Confined crystallization of polymeric materials

2016 
Abstract The interest in confined crystallization has greatly increased with the development and progress of nanotechnology applications. Polymeric confined crystallization has been studied in droplets, ultrathin films, nanolayers, nanostructures from solutions, blends, copolymers, polymers infiltrated within AAO templates and nanocomposites. As confinement increases, the crystallization temperature first decreases, then splits into several fractions (i.e., fractionated crystallization) and finally occurs in one step at the maximum possible supercooling, near the glass transition temperature.

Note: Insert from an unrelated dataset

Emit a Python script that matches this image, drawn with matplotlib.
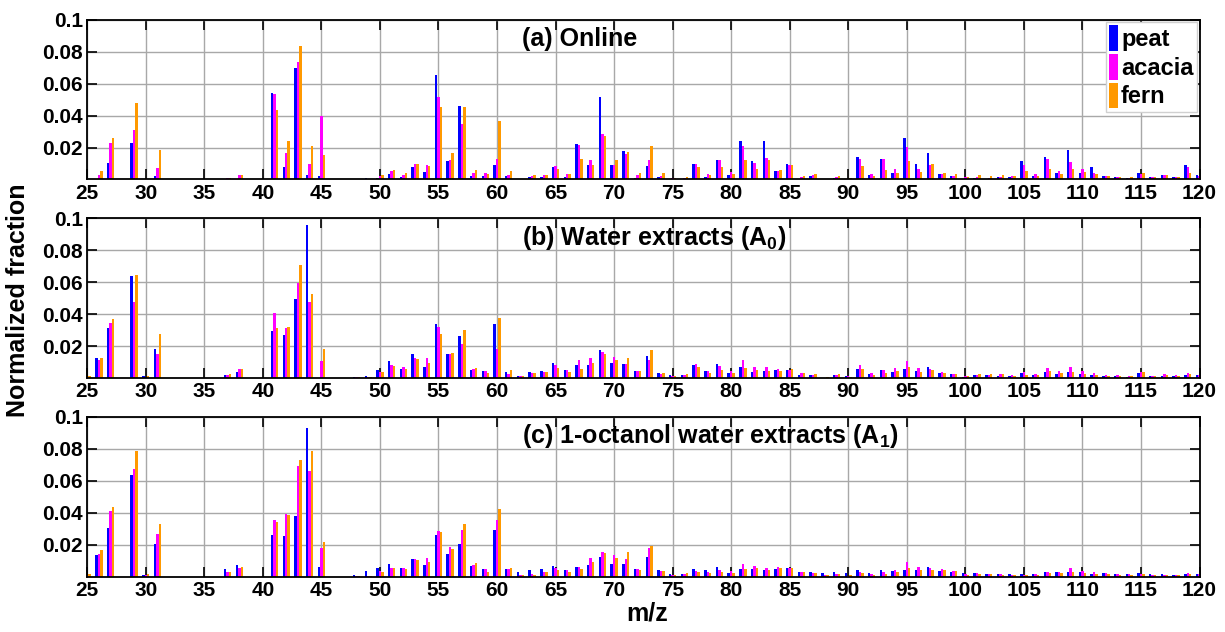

Two factors are responsible for these effects: (a) a change in nucleation mechanism, from heterogeneous nucleation to surface nucleation (or in extreme cases, homogeneous nucleation), (b) the dependence of the crystallization temperature on the volume or the surface (or interphase) of the crystallizable micro or nanodomains. The melting point also decreases with confinement but to a lesser degree. A preferential orientation of polymeric crystals is generally induced by one or two dimensional confinement. Avrami indexes decrease with confinement until values of 1 (or even lower) are achieved in the limit of isolated domains, as the material approaches a first order crystallization kinetics. This type of kinetics reflects that nucleation is the rate determining step in the overall crystallization of ideally confined polymers.